Budget helps to cement Olympic legacy

Usain Bolt

By Tom Mackintosh

Usain Bolt will be among a host of non-resident athletes to benefit from new legislation after the Chancellor’s budget revealed plans to relax tax laws during the London Anniversary Games.

George Osborne announced a one-off income tax exemption for overseas Olympians and Paralympians taking part in a repeat of last year’s track and field event.

The decision will mean athletes will not have to pay income tax on appearance fees, prize money and endorsement income earned in relation to the three-day event.

The event, which will be held at the Olympic Stadium in July, will mark the one year anniversary of the London 2012 opening ceremony and help maintain the Olympic legacy.

Osborne said: “The Government is determined to do everything possible to secure the Olympic legacy and I am delighted to grant this exemption.”

The temporary exemption in the Chancellor’s budget will persuade top athletes, such as Bolt, to participate when usual non-resident tax rules would prevent them from competing.

Bolt stole the show last summer winning gold in the 100 metre, 200 metre and 400 metre relay running events in blistering pace to secure his legendary sporting status.
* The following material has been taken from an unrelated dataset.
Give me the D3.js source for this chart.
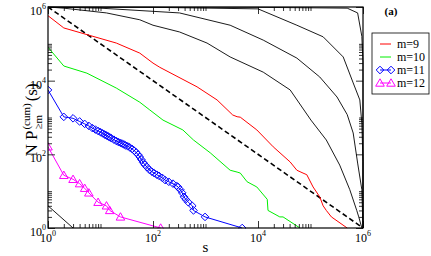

The reappearance of the eight-time gold medal winner would boost the calibre of the event by luring back other high profile athletes and other international interest.

Sports Minister Hugh Robertson welcomed the decision: “We want to attract the very best athletes, and this helps us do that.”

The financial constraints for foreign athletes with no provision in place could discourage them from taking part as they would make an overall financial loss.

Not only does the UK claim a proportion of the prize money and appearance fees, they also demand a share of sponsorship income.

The Government intend to include the policy as part of this year’s Finance Bill with the exemption applying only to income tax and will not cover resident athletes.